The whey is also good for them but it's very watery so it needs mixing in with other more solid foods. Or you could put a bowl of whey in the animal's yard for them to drink.
** Keep an eye on the bowel movements of the animals and adjust the feeding of milk if diarrhea is apparent.
I put whey into my compost heap to activate it and also tip it onto the garden, fruit trees etc.
Continue to add more excess milk as you use it from the bucket. The yogurt remaining in the bucket, no matter how small, will inoculate the fresh milk and turn it into yogurt in time.
                                       The top yogurt will look like this. Thick and lumpy.

          The yogurt lower in the bucket looks like this. The clear, yellowish liquid is whey.

We are still waiting for some new calves that we have ordered from one of our local dairy farms, so until then we are still milking Daisy twice daily.
What to do with 25 litres of milk each day?
Lots of cheeses of all description.

                               Each of these cheddars is made from eight litres of whole milk.

Brian made this cheese press from pictures we saw on some cheese making sites on line. I made the cheese hoop from a donated plastic container and use a solid plastic lid as a follower. (Inside the hoop).  It doesn't require modern expensive equipment to make cheese if one of you is a bit handy and you know how to be resourceful.
I have since purchased (from an op-shop for $2) another solid plastic round container with straight up and down sides. Brian drilled holes up the sides and in the bottom. It's perfect for my eight litre cheddars and four litre fetta cheeses.
I also bought some butter muslin from Spotlight on one of my recent, and rare, trips to the big smoke.

Half of a four litre Fetta cheese that I took out of the brine today after making it three days ago.
Oh my, it is so delicious.  This section was sold to the lady who called in and purchased all of the butter that I made this morning (six pieces), but the other half is safely tucked in the fridge. Tomorrow there will be a spinach and fetta quiche.

                                             This morning's Butter....Sold thirty minutes later.
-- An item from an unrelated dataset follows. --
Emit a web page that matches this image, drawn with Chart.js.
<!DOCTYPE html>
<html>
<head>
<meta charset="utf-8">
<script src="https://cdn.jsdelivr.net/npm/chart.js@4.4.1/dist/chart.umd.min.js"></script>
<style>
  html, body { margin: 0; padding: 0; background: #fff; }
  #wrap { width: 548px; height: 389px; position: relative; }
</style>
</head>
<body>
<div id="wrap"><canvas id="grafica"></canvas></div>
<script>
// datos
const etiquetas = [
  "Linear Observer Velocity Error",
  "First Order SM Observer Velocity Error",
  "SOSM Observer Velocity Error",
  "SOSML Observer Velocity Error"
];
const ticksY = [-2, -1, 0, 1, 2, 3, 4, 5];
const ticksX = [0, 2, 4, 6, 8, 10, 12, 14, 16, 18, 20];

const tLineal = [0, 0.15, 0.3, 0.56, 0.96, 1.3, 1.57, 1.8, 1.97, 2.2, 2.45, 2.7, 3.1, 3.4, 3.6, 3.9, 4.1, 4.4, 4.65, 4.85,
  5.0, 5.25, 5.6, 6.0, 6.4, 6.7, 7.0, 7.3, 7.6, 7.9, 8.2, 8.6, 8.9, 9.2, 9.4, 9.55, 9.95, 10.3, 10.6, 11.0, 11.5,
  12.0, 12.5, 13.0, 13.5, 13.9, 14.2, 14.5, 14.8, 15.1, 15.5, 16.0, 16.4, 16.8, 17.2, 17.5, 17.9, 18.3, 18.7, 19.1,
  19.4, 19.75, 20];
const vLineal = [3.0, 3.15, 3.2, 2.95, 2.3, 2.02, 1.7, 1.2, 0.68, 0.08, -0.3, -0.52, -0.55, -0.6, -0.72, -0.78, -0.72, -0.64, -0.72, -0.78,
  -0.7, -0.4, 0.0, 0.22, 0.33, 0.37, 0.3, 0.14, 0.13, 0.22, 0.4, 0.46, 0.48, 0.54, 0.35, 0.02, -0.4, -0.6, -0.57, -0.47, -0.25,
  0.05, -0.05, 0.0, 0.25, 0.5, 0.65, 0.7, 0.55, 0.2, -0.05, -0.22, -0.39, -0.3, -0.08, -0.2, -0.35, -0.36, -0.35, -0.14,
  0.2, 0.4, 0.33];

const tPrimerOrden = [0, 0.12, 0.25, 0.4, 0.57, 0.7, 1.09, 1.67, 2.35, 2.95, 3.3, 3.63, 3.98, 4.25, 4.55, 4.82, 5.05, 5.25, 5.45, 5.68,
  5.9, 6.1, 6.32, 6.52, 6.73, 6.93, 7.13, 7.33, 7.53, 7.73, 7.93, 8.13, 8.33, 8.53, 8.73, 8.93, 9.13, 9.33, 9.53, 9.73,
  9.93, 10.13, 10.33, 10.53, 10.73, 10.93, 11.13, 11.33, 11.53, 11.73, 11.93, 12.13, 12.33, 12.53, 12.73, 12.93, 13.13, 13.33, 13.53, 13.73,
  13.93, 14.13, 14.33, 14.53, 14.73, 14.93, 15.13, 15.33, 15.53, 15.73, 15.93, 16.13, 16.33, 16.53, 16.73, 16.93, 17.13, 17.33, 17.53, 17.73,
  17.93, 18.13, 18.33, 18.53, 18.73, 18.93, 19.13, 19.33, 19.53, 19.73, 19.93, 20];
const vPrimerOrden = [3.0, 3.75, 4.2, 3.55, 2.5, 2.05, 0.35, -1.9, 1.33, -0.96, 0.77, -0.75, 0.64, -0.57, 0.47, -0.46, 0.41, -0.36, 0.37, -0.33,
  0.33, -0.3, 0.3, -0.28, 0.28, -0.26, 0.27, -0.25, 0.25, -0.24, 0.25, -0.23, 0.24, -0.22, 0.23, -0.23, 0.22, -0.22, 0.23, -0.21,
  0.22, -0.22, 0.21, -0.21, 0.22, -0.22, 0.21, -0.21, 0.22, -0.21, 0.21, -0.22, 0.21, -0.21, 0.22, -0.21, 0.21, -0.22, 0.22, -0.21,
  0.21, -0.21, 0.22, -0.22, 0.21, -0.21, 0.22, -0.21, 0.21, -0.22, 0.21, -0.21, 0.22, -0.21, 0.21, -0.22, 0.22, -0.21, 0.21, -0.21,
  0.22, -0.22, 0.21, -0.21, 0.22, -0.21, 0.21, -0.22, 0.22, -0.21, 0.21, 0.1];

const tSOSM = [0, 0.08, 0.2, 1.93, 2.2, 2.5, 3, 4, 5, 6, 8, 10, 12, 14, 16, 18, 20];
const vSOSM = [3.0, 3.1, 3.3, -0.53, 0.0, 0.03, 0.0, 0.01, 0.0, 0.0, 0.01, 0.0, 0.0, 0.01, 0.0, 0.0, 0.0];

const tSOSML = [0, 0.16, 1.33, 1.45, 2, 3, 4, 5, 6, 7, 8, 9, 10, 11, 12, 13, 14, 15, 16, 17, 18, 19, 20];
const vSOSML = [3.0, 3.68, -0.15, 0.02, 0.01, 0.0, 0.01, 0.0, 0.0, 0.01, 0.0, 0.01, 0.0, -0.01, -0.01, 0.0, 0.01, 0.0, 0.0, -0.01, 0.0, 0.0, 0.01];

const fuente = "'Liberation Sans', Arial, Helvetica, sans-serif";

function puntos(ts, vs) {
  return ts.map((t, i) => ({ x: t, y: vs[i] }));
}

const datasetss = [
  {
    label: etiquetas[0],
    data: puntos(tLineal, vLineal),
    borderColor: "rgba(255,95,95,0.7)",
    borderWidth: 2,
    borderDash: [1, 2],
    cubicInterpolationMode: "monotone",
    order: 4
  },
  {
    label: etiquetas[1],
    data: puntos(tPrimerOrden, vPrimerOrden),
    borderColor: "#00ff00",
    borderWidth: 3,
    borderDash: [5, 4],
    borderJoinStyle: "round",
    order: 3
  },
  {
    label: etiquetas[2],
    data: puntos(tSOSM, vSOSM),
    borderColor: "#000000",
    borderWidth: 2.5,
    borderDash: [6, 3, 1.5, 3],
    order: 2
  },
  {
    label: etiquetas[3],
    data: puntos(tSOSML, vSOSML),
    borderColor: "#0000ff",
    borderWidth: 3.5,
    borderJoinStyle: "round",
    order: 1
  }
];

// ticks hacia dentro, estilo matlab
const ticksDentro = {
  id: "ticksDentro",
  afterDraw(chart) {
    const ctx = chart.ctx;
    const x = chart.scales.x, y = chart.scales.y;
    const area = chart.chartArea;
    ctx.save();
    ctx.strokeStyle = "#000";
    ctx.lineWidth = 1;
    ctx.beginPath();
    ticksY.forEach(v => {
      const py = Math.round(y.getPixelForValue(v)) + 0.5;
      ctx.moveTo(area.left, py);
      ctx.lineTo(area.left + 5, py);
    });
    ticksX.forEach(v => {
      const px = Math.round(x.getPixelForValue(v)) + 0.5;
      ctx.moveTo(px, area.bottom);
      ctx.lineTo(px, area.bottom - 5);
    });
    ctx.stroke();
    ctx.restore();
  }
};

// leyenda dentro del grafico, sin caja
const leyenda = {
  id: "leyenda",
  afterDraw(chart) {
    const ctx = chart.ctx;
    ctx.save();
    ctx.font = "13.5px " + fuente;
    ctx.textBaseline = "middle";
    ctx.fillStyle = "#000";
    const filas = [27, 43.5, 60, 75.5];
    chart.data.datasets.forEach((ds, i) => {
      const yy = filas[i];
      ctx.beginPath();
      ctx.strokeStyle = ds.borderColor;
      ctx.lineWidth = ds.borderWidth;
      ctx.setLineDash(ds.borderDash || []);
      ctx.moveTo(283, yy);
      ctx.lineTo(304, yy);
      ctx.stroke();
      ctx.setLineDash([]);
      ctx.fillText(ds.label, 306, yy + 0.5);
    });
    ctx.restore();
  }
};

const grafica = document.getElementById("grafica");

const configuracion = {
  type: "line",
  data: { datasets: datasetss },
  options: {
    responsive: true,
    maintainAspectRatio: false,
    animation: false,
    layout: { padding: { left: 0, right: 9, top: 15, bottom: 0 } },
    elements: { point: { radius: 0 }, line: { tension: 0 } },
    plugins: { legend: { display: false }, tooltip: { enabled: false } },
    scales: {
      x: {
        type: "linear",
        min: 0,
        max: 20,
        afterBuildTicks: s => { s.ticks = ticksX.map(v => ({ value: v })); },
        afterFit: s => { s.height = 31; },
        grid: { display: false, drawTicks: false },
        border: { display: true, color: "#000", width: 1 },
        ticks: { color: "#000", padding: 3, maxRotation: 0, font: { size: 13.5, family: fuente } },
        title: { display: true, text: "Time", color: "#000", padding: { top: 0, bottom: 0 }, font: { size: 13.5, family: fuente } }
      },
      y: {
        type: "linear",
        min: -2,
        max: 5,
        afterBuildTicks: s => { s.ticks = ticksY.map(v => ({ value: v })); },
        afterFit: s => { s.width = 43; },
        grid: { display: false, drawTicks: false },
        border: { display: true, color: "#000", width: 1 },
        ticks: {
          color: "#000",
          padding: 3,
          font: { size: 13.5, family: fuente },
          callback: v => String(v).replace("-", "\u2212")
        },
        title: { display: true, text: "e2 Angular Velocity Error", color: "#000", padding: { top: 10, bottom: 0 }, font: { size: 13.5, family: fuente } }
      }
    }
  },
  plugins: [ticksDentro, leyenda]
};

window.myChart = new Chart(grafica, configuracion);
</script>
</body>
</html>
I made this cheesecake from some soft cream cheese that I made earlier in the week. It needed to be used up otherwise the dogs or chooks would get it.
The recipe called for a half cup of icing sugar which I duly added.
Later while rummaging about in the pantry I discovered a packet of icing sugar at the back. Upon checking the bag that I had used for the cheesecake I discovered I'd used cornflour instead!
One of those moments when I'm reminded that I'm turning into my Granny.
The cheesecake was slightly grainy in texture and not overly sweet! But dangerously edible.
            Draining another batch of soft cream cheese. The jug is holding some of the whey.